### [Goal]
Everything from the first line of the data through the line with "0.07, 0.015, 0, 0];" is to be echoed exactly, minus the pictures.

>> BEGIN Source excerpt

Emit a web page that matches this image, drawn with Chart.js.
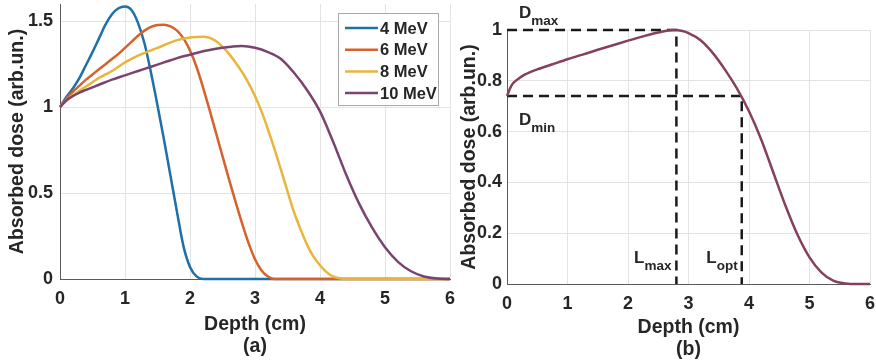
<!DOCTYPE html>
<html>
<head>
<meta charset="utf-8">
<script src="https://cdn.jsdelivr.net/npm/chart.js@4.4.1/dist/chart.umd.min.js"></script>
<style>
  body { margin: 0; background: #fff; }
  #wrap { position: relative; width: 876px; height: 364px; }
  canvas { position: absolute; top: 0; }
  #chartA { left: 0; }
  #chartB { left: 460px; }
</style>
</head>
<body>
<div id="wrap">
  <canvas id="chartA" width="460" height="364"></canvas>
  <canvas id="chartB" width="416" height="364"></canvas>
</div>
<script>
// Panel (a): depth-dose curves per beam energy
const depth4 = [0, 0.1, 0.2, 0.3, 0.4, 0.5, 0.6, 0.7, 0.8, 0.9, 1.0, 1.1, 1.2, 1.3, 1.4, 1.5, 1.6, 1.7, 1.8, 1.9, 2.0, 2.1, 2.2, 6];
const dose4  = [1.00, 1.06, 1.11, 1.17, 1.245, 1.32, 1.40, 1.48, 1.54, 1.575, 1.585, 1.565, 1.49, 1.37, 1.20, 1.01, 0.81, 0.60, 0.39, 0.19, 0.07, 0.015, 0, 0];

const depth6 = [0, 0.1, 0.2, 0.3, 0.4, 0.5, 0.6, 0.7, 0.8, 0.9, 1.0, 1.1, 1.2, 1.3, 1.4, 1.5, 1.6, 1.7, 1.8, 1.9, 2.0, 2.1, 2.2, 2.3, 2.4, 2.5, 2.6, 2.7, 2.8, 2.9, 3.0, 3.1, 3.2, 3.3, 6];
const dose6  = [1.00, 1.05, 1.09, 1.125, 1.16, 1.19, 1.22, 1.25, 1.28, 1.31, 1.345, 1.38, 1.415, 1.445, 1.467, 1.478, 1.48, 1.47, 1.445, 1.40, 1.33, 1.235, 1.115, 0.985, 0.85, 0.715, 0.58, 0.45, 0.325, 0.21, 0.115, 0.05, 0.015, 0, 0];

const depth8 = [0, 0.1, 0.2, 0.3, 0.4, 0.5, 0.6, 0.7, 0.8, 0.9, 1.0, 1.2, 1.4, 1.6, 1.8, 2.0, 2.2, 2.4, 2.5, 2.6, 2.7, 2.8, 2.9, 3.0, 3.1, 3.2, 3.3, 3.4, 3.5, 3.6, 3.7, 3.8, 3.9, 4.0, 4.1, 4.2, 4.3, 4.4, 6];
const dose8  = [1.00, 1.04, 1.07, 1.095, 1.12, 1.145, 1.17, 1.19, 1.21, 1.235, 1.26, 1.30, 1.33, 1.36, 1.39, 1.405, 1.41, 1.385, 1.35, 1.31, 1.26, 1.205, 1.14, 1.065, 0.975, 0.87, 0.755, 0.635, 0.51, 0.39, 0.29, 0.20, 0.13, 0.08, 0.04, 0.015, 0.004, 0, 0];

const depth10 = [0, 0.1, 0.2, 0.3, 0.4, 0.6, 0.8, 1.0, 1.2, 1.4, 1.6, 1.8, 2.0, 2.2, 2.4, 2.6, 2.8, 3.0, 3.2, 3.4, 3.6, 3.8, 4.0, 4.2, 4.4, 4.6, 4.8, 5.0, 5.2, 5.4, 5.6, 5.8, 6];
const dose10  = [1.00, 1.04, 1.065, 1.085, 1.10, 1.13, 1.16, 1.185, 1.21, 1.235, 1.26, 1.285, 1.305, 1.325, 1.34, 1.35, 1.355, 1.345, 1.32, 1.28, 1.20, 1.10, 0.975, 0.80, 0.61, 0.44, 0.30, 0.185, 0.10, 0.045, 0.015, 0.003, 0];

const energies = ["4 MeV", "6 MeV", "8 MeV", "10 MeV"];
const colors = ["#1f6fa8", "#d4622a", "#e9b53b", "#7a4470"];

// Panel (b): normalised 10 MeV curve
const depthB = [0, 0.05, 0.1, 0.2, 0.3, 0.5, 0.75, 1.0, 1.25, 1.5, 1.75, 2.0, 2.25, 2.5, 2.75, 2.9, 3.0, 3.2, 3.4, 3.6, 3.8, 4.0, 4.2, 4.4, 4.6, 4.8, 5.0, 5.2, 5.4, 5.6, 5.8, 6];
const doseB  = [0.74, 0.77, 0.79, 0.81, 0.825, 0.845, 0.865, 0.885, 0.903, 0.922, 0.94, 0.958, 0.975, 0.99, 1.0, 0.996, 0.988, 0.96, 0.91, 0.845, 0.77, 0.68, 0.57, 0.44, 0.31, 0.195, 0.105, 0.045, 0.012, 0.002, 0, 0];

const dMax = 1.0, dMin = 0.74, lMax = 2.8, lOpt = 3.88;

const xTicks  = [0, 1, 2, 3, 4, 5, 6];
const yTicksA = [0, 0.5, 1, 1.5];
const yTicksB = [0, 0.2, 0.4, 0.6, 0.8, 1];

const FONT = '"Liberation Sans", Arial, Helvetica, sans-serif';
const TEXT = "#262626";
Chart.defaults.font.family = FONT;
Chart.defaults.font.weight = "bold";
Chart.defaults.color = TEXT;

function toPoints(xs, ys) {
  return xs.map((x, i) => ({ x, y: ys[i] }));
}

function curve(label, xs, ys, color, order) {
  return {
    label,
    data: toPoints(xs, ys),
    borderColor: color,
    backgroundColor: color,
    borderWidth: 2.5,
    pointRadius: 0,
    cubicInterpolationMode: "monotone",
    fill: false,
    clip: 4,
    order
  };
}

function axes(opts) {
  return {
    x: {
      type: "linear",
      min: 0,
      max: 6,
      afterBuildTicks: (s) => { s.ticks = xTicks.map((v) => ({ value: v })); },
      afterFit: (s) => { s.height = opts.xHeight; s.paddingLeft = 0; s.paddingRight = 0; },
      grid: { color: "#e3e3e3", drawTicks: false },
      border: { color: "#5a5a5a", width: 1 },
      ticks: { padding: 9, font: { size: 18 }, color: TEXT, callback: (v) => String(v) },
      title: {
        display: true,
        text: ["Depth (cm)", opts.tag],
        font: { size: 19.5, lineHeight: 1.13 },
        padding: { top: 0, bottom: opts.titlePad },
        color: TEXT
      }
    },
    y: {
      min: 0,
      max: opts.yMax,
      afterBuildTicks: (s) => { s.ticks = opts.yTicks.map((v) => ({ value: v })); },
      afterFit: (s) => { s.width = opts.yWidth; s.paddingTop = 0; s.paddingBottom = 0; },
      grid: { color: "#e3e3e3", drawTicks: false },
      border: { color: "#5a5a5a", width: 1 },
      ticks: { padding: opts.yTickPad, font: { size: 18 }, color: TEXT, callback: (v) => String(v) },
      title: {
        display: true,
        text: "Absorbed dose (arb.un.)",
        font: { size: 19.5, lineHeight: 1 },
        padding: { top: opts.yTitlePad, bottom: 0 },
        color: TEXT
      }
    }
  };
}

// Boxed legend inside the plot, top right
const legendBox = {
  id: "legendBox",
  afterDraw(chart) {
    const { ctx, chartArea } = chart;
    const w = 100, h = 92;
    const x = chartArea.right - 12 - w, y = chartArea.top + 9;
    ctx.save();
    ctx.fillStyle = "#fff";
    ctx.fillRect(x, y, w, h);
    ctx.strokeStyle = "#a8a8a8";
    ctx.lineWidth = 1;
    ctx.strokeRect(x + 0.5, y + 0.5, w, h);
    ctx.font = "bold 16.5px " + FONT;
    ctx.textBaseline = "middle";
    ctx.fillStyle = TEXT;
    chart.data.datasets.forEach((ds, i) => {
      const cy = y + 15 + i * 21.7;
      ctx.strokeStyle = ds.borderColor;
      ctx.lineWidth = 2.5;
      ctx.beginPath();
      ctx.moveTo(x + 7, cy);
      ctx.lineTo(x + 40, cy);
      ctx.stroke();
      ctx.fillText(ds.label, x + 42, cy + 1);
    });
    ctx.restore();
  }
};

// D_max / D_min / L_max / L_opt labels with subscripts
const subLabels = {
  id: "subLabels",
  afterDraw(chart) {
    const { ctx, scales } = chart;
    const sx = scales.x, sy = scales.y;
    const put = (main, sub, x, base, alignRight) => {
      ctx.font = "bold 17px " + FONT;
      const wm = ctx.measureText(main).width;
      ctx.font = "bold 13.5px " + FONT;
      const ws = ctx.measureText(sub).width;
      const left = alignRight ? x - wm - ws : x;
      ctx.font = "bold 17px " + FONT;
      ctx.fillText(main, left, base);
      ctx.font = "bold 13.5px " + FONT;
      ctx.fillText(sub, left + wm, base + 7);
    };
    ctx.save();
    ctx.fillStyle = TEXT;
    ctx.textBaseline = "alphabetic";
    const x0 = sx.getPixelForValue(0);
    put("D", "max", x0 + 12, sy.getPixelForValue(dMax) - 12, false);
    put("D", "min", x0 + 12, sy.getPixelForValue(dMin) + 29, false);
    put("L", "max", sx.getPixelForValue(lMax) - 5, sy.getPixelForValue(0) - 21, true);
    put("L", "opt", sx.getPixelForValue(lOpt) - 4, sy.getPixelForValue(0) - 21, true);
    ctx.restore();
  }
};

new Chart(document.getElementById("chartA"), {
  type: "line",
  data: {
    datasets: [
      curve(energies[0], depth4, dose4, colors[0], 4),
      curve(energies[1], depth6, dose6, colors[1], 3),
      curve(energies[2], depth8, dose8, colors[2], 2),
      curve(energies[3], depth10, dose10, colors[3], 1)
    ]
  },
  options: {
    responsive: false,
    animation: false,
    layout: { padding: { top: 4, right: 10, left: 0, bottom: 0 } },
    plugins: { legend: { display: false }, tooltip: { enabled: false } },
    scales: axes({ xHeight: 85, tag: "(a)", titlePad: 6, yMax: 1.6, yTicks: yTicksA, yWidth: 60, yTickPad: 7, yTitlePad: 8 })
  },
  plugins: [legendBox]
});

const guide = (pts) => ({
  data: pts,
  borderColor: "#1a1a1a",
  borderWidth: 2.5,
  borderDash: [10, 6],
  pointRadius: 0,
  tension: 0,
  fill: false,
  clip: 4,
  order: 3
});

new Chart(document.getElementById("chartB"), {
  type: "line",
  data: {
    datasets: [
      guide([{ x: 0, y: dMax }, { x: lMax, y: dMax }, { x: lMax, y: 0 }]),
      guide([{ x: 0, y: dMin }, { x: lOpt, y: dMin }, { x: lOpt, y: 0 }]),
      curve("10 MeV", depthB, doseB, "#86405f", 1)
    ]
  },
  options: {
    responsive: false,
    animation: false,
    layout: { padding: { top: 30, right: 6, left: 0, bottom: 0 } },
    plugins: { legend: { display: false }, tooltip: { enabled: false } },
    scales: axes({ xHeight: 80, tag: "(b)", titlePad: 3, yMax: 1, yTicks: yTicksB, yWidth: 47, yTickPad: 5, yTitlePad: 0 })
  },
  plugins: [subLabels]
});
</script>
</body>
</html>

>> END Source excerpt

### [Answer to the exercise]
Emit a web page that matches this image, drawn with Chart.js.
<!DOCTYPE html>
<html>
<head>
<meta charset="utf-8">
<script src="https://cdn.jsdelivr.net/npm/chart.js@4.4.1/dist/chart.umd.min.js"></script>
<style>
  body { margin: 0; background: #fff; }
  #wrap { position: relative; width: 876px; height: 364px; }
  canvas { position: absolute; top: 0; }
  #chartA { left: 0; }
  #chartB { left: 460px; }
</style>
</head>
<body>
<div id="wrap">
  <canvas id="chartA" width="460" height="364"></canvas>
  <canvas id="chartB" width="416" height="364"></canvas>
</div>
<script>
// Panel (a): depth-dose curves per beam energy
const depth4 = [0, 0.1, 0.2, 0.3, 0.4, 0.5, 0.6, 0.7, 0.8, 0.9, 1.0, 1.1, 1.2, 1.3, 1.4, 1.5, 1.6, 1.7, 1.8, 1.9, 2.0, 2.1, 2.2, 6];
const dose4  = [1.00, 1.06, 1.11, 1.17, 1.245, 1.32, 1.40, 1.48, 1.54, 1.575, 1.585, 1.565, 1.49, 1.37, 1.20, 1.01, 0.81, 0.60, 0.39, 0.19, 0.07, 0.015, 0, 0];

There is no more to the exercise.